Has anyone here actually read the book?

I don’t think people can draw conclusions on this matter without knowing what the alleged lies are and how far from the truth they might be. If the journalist has lied about McGuinness then he’s within his rights to call him out on it. If not, then obviously it’s something different.

In any case, I think this Donegal group will make for good copy while they’re around. There’s a wild streak to them that won’t be restrained under intense media spotlight, despite McGuinness’ best efforts.

I imagine they’ll become fairly unpopular in time as well, especially if they win another one in the near future. It’s always the way, especially with Northern teams. Northerners always seem prickly and abrasive to people in the South.

And they’ll say “No Jimmy, you have one, from 1992”

Ah here. You can’t kick out a journalist who’s trying to earn a living without giving more concrete reasons than the ranting and raving he gave the press. He sounds like a maniac. Bogue seems like a decent man, and a fine writer. He researched with All-Star Cassidy and Cassidy has stood by everything written. Fuck McGuinness, he’s a cunt. *

[size=2]*I haven’t read the book but it’s down in the house and I’ll read it this weekend and report back.[/size]

We have a right to be pricky and abrasive.

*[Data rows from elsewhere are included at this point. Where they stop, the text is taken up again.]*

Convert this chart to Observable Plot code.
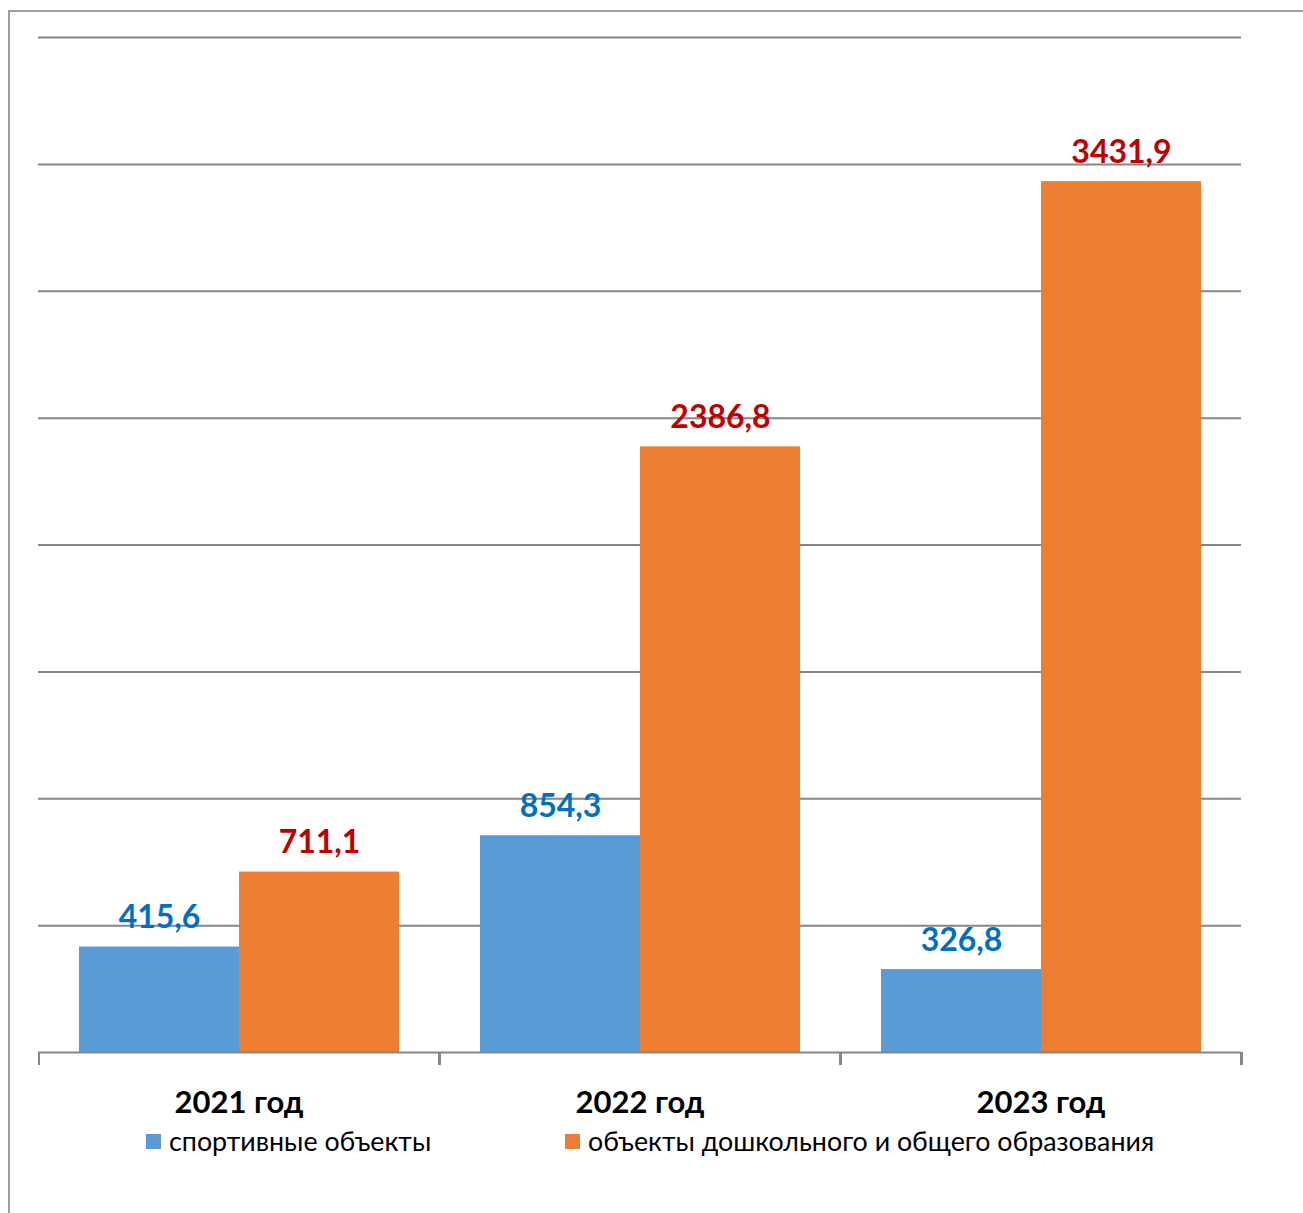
<!DOCTYPE html>
<html>
<head>
<meta charset="utf-8">
<script src="https://cdn.jsdelivr.net/npm/d3@7"></script>
<script src="https://cdn.jsdelivr.net/npm/@observablehq/plot@0.6"></script>
<style>
  html, body { margin: 0; padding: 0; background: #fff; overflow: hidden; }
  #page { position: relative; width: 1303px; height: 1213px; font-family: Lato, "Open Sans", sans-serif; }
  #frame { position: absolute; left: 8px; top: 10px; width: 1400px; height: 1400px; border: 2px solid #9c9c9c; box-sizing: border-box; }
  #chart { position: absolute; left: 0; top: 0; }
  #legend { position: absolute; top: 1126px; left: 0; width: 1303px; height: 30px; font-size: 26.8px; color: #000; }
  .item { position: absolute; top: 0; display: flex; align-items: center; height: 30px; white-space: nowrap; }
  .sw { width: 15px; height: 15px; margin-right: 8px; }
</style>
</head>
<body>
<div id="page">
  <div id="frame"></div>
  <div id="chart"></div>
  <div id="legend"></div>
</div>
<script>
const years = ["2021 год", "2022 год", "2023 год"];
const seriesNames = ["спортивные объекты", "объекты дошкольного и общего образования"];
const sportValues = [415.6, 854.3, 326.8];
const eduValues = [711.1, 2386.8, 3431.9];
const barColors = ["#5B9BD5", "#ED7D31"];
const labelColors = ["#0070C0", "#C00000"];
const legendLeft = [146, 565];

const data = [];
years.forEach((y, i) => {
  data.push({year: y, series: seriesNames[0], value: sportValues[i]});
  data.push({year: y, series: seriesNames[1], value: eduValues[i]});
});
const fmt = v => v.toFixed(1).replace(".", ",");

const boundaryTicks = (index, scales, values, dim) => {
  const g = d3.create("svg:g").attr("stroke", "#868686").attr("stroke-width", 2);
  const y0 = scales.y(0);
  const xs = years.map(d => scales.fx(d));
  xs.push(dim.width - dim.marginRight);
  xs.forEach(x => g.append("line").attr("x1", x).attr("x2", x).attr("y1", y0).attr("y2", y0 + 13));
  return g.node();
};

const chart = Plot.plot({
  width: 1303,
  height: 1120,
  marginLeft: 37,
  marginRight: 61,
  marginTop: 37,
  marginBottom: 68,
  style: {fontFamily: "Lato, 'Open Sans', sans-serif", background: "transparent"},
  fx: {domain: years, padding: 0, label: null},
  x: {domain: seriesNames, paddingInner: 0, paddingOuter: 0.25, axis: null},
  y: {domain: [0, 4000], ticks: d3.range(0, 4001, 500), axis: null},
  color: {domain: seriesNames, range: barColors},
  marks: [
    Plot.gridY(d3.range(500, 4001, 500), {stroke: "#868686", strokeOpacity: 1, strokeWidth: 2}),
    Plot.barY(data, {fx: "year", x: "series", y: "value", fill: "series"}),
    Plot.ruleY([0], {stroke: "#868686", strokeWidth: 2}),
    Plot.text(data, {
      fx: "year", x: "series", y: "value",
      text: d => fmt(d.value),
      fill: d => labelColors[seriesNames.indexOf(d.series)],
      lineAnchor: "bottom", dy: -19,
      fontSize: 32, fontWeight: "bold"
    }),
    Plot.axisFx({anchor: "bottom", tickSize: 0, tickPadding: 38, fontSize: 31, fontWeight: "bold", label: null, color: "#000"}),
    boundaryTicks
  ]
});
document.getElementById("chart").appendChild(chart);

const legend = document.getElementById("legend");
seriesNames.forEach((name, i) => {
  const item = document.createElement("div");
  item.className = "item";
  item.style.left = legendLeft[i] + "px";
  const sw = document.createElement("div");
  sw.className = "sw";
  sw.style.background = barColors[i];
  const t = document.createElement("span");
  t.textContent = name;
  item.appendChild(sw);
  item.appendChild(t);
  legend.appendChild(item);
});
</script>
</body>
</html>
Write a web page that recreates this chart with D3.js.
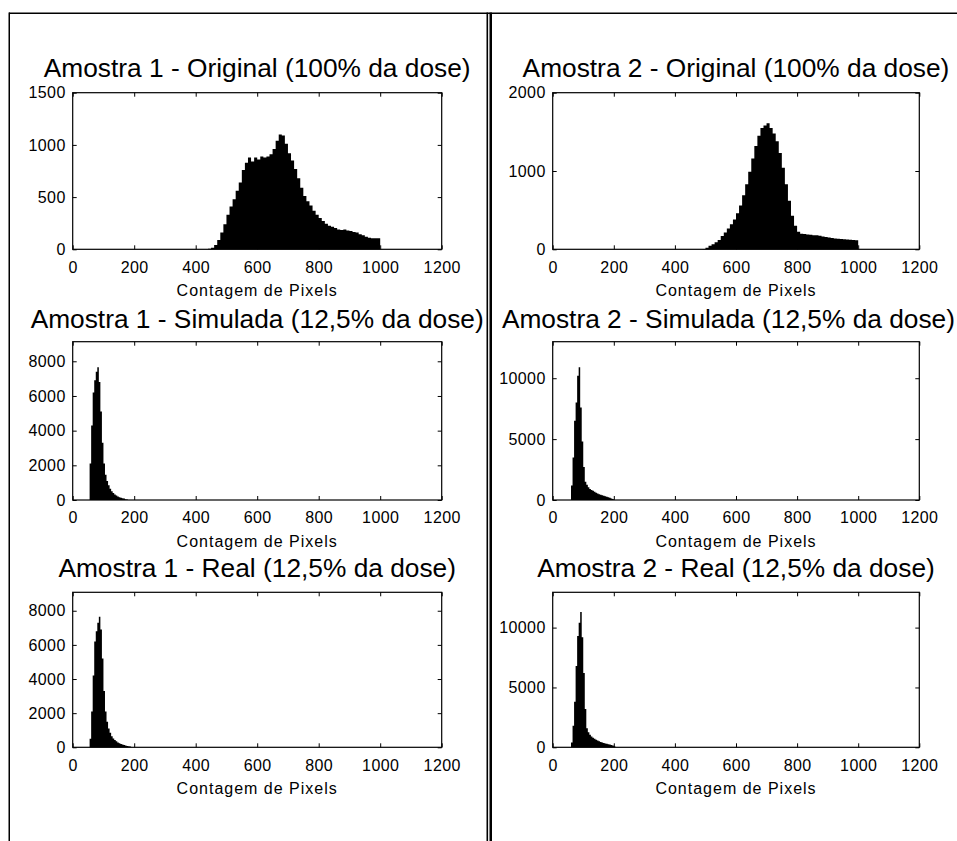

Southerners have an inferiority complex to those from the North and are intimidated by us.

I’ll wreck you or any nordie bastard that gets in my way.

We laugh at threats from you guys.

Agreed, I can there being a lot of parallels to the Clare team of the mid 90’s. A team of super-fit, demented but limited players who won an All Ireland while their respective sport was at a low ebb. And as you say, like the Clare team and supporters of the time they will become despised over the next few years.

:smiley:

We won two All Irelands and ye won fuck all.